Israel and Jordan are involved in a diplomatic standoff after an Israeli guard reportedly shot dead a Jordanian attacker near the embassy in Amman.
Jordanian police want to question the guard and have sealed off the area, but Israel says he has diplomatic immunity.
A second Jordanian hit by the gunfire died in hospital. Israel says he was inadvertently shot.
It is one of the most serious incidents between the two countries since they signed a peace treaty in 1994.
Israel's foreign ministry said one of the Jordanians stabbed the security officer from behind inside a residential building adjacent to the embassy where he had gone to install some furniture.
The suspected attacker was named in local media as Mohammed Zakaria al-Jawawdeh, a 17-year-old carpenter.
The second Jordanian, who later died, was the building's landlord.

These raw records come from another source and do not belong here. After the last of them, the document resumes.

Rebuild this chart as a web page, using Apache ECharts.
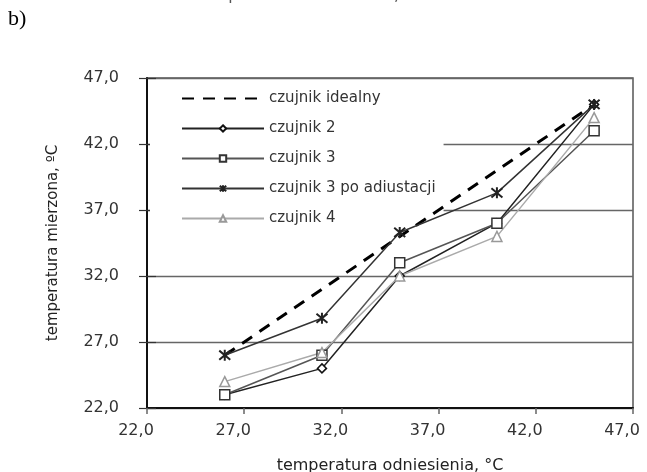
<!DOCTYPE html>
<html>
<head>
<meta charset="utf-8">
<script src="https://cdn.jsdelivr.net/npm/echarts@6/dist/echarts.min.js"></script>
<style>
  html, body { margin: 0; padding: 0; background: #fff; }
  #chart { width: 647px; height: 472px; }
</style>
</head>
<body>
<div id="chart"></div>
<script>
// temperatura odniesienia (os X)
const refTemps = [26, 31, 35, 40, 45]
const idealny = [26, 31, 35, 40, 45]
const czujnik2 = [23, 25, 32, 36, 45]
const czujnik3 = [23, 26, 33, 36, 43]
const czujnik3Adj = [26, 28.8, 35.3, 38.3, 45]
const czujnik4 = [24, 26.2, 32, 35, 44]
const axisMin = 22
const axisMax = 47
const axisStep = 5

const pairs = (vals) => refTemps.map((x, i) => [x, vals[i]])
const fmt = (v) => v.toFixed(1).replace('.', ',')
const font = 'DejaVu Sans'
const starPath = 'path://M0,0L10,10M10,0L0,10M5,-1L5,11'

const chart = echarts.init(document.getElementById('chart'))

const option = {
  animation: false,
  backgroundColor: '#fff',
  graphic: [
    {
      type: 'text',
      left: 8,
      top: 8,
      style: { text: 'b)', font: '22px "Liberation Serif"', fill: '#000' }
    },
    {
      type: 'text',
      x: 310,
      y: -12,
      style: {
        text: 'temperatura odniesienia, °C',
        font: '16px "DejaVu Sans"',
        fill: '#555',
        textAlign: 'center'
      }
    }
  ],
  grid: {
    left: 147,
    right: 14,
    top: 78,
    bottom: 64,
    outerBoundsMode: 'none',
    show: true,
    borderColor: '#555',
    borderWidth: 1.5
  },
  legend: {
    orient: 'vertical',
    left: 150,
    top: 80,
    z: 1,
    padding: [11, 8, 3, 31],
    backgroundColor: '#fff',
    itemWidth: 82,
    itemHeight: 8,
    itemGap: 15,
    textStyle: { fontFamily: font, fontSize: 15, color: '#333', lineHeight: 14 },
    data: [
      { name: 'czujnik idealny', itemStyle: { opacity: 0 } },
      'czujnik 2', 'czujnik 3', 'czujnik 3 po adiustacji', 'czujnik 4'
    ]
  },
  xAxis: {
    type: 'value',
    min: axisMin,
    max: axisMax,
    interval: axisStep,
    name: 'temperatura odniesienia, °C',
    nameLocation: 'middle',
    nameGap: 50,
    nameTextStyle: { fontFamily: font, fontSize: 16, color: '#222' },
    axisLine: { lineStyle: { color: '#111', width: 2 } },
    axisTick: { length: 6, lineStyle: { color: '#666', width: 1.5 } },
    axisLabel: {
      formatter: fmt,
      margin: 15,
      padding: [0, 22, 0, 0],
      fontFamily: font,
      fontSize: 16,
      color: '#333'
    },
    splitLine: { show: false }
  },
  yAxis: [
    {
      type: 'value',
      min: axisMin,
      max: axisMax,
      interval: axisStep,
      name: 'temperatura mierzona, ºC',
      nameLocation: 'middle',
      nameGap: 86,
      nameTextStyle: { fontFamily: font, fontSize: 15, color: '#222' },
      axisLine: { show: true, lineStyle: { color: '#111', width: 2 } },
      axisTick: { show: true, length: 8, lineStyle: { color: '#333', width: 1.2 } },
      axisLabel: {
        formatter: fmt,
        margin: 28,
        padding: [6, 0, 0, 0],
        fontFamily: font,
        fontSize: 16,
        color: '#333'
      },
      splitLine: { show: true, lineStyle: { color: '#666', width: 1.4 } }
    },
    {
      type: 'value',
      min: axisMin,
      max: axisMax,
      interval: axisStep,
      position: 'left',
      axisLine: { show: false },
      axisTick: { show: true, inside: true, length: 9, lineStyle: { color: '#333', width: 1.2 } },
      axisLabel: { show: false },
      splitLine: { show: false }
    }
  ],
  series: [
    {
      name: 'czujnik idealny',
      type: 'line',
      z: 3,
      data: pairs(idealny),
      symbol: 'none',
      lineStyle: { color: '#000', width: 3, type: [12, 9] },
      itemStyle: { color: '#000' }
    },
    {
      name: 'czujnik 2',
      type: 'line',
      z: 3,
      data: pairs(czujnik2),
      symbol: 'diamond',
      symbolSize: 9,
      lineStyle: { color: '#222', width: 1.5 },
      itemStyle: { color: '#fff', borderColor: '#111', borderWidth: 1.5 }
    },
    {
      name: 'czujnik 3',
      type: 'line',
      z: 3,
      data: pairs(czujnik3),
      symbol: 'rect',
      symbolSize: 10,
      lineStyle: { color: '#555', width: 1.5 },
      itemStyle: { color: '#fff', borderColor: '#333', borderWidth: 1.5 }
    },
    {
      name: 'czujnik 3 po adiustacji',
      type: 'line',
      z: 3,
      data: pairs(czujnik3Adj),
      symbol: starPath,
      symbolSize: 11,
      lineStyle: { color: '#333', width: 1.5 },
      itemStyle: { color: '#222', borderColor: '#222', borderWidth: 2 }
    },
    {
      name: 'czujnik 4',
      type: 'line',
      z: 3,
      data: pairs(czujnik4),
      symbol: 'triangle',
      symbolSize: 10,
      lineStyle: { color: '#aaa', width: 1.5 },
      itemStyle: { color: '#fff', borderColor: '#999', borderWidth: 1.5 }
    }
  ]
}

chart.setOption(option)
</script>
</body>
</html>
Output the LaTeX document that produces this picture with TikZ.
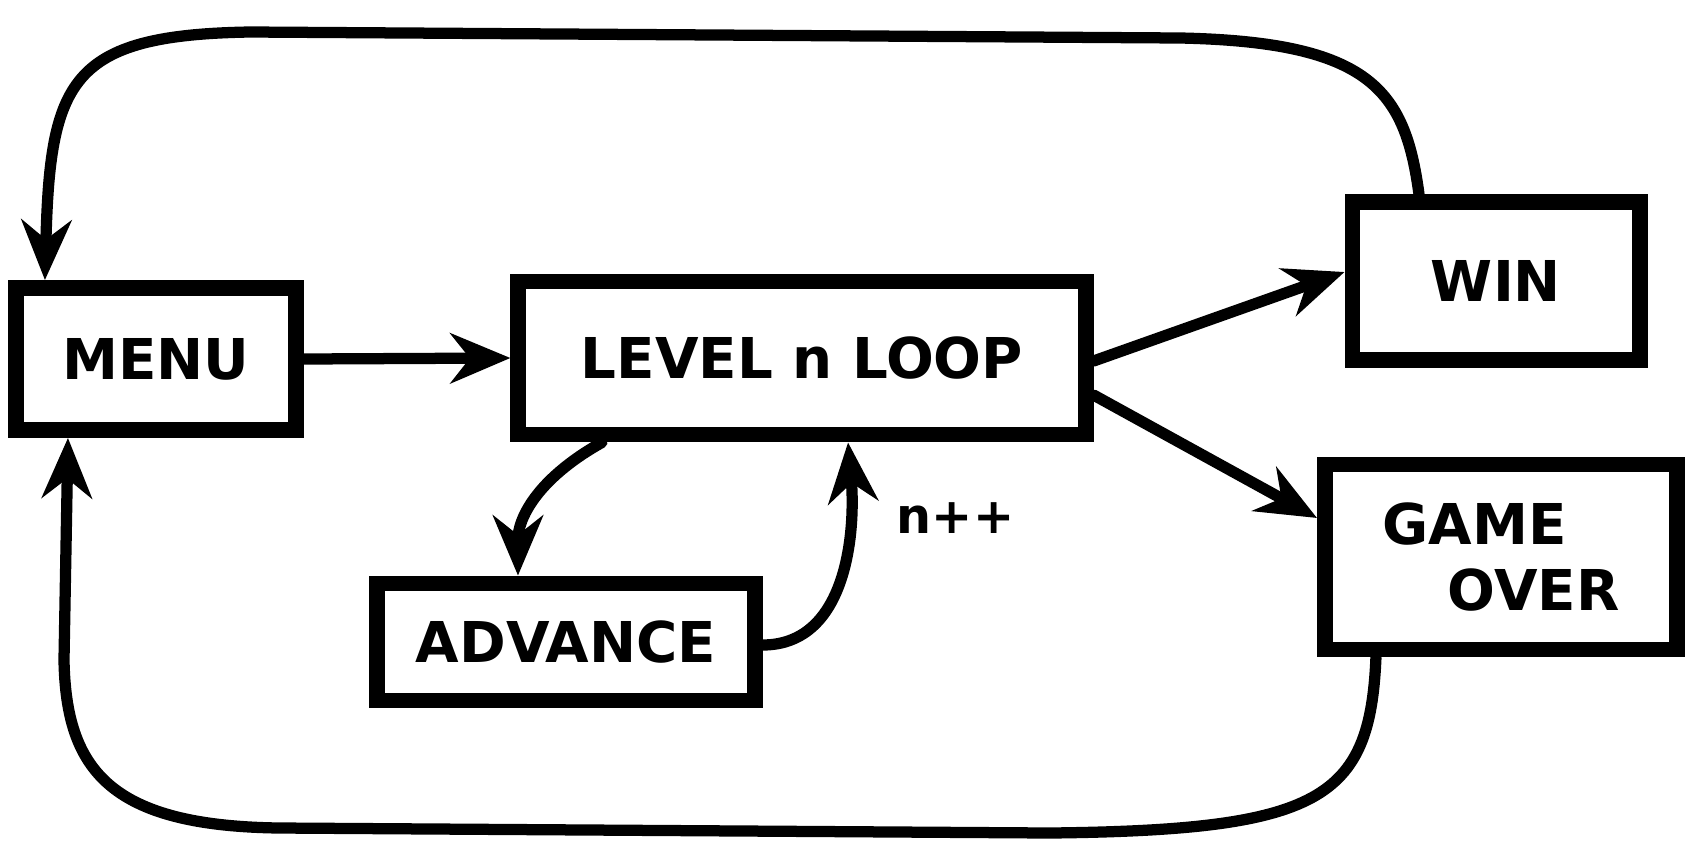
\documentclass[tikz,border=0pt]{standalone}
\usepackage{fontspec}
\setsansfont{DejaVu Sans}
\usetikzlibrary{arrows.meta,calc}

\begin{document}
\begin{tikzpicture}[x=0.01cm,y=-0.01cm,
  box/.style={draw,line width=4.5pt,inner sep=0pt,font=\sffamily\bfseries\fontsize{16}{19}\selectfont},
  link/.style={line width=3.2pt,line cap=round,-{Stealth[length=6mm,width=5mm]}}]
  \useasboundingbox (0,0) rectangle (1686,848);
  % states
  \node[box,minimum width=2.8cm,minimum height=1.42cm] (menu) at (156,359) {MENU};
  \node[box,minimum width=5.67cm,minimum height=1.53cm] (level) at (802,358) {LEVEL n LOOP};
  \node[box,minimum width=2.87cm,minimum height=1.58cm] (win) at (1496,281) {WIN};
  \node[box,minimum width=3.52cm,minimum height=1.85cm,align=left] (over) at (1501,557) {GAME\\\hspace{0.65cm}OVER};
  \node[box,minimum width=3.77cm,minimum height=1.17cm] (adv) at (566,642) {ADVANCE};
  % transitions
  \draw[link] (menu.east) -- (level.west);
  \draw[link] ([yshift=-0.03cm]level.east) -- ([yshift=0.09cm]win.west);
  \draw[link] ([yshift=-0.37cm]level.east) -- ([yshift=0.39cm]over.west);
  \draw[link] ([xshift=-2.0cm]level.south) .. controls (535,480) and (518,520) .. ([xshift=-0.48cm]adv.north);
  \draw[link] ([yshift=-0.03cm]adv.east) to[out=0,in=-85]
    node[pos=0.72,right=0.3cm,font=\sffamily\bfseries\fontsize{14}{17}\selectfont] (inc) {n++}
    ([xshift=0.46cm]level.south);
  % loops back to the menu
  \draw[link] ([xshift=-0.77cm]win.north) .. controls (1405,90) and (1370,42) .. (1180,38)
    -- (250,32) .. controls (70,35) and (50,80) .. ([xshift=-1.11cm]menu.north);
  \draw[link] ([xshift=-1.25cm]over.south) .. controls (1370,800) and (1320,830) .. (1050,833)
    -- (280,828) .. controls (110,826) and (66,770) .. (64,660) -- ([xshift=-0.88cm]menu.south);
\end{tikzpicture}
\end{document}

All three were taken to hospital and the guard is believed to have returned to the embassy compound following treatment.
Jordanian authorities are investigating and have sealed off the area around the heavily protected embassy in the Rabiyeh neighbourhood, an affluent part of Jordan's capital.
Unconfirmed reports in Israeli media say Jordan is not allowing the guard to leave the country and that Israel has confined embassy staff to the compound.
Israel's foreign ministry said that under the 1961 Vienna Convention, the security guard has immunity from investigation and detention.
Israeli Prime Minister Benjamin Netanyahu spoke to Israel's ambassador to Jordan, Eynat Schlein, following the incident on Sunday night. Discussions are also under way between Israeli and Jordanian authorities to try to resolve the matter.
Holy site anger
The incident comes at a time of heightened tension in the region over a Jerusalem holy site, where Jordan has an historical role as custodian.
On Friday, thousands of Jordanians protested in Amman against the installation by Israel of metal detectors outside the East Jerusalem site sacred to both Muslims and Jews.
Jordan, which occupied East Jerusalem from 1949 to 1967, funds the upkeep of the site, which is known to Muslims as Haram al-Sharif and Jews as the Temple Mount, and runs the Waqf, the religious trust which administers the compound.
Tensions between Israelis and Palestinians over the site have surged in recent days in response to the metal detectors, which were put in place following the killing nearby of two Israeli policemen.
Security cameras have now also been installed at a gateway leading to the site.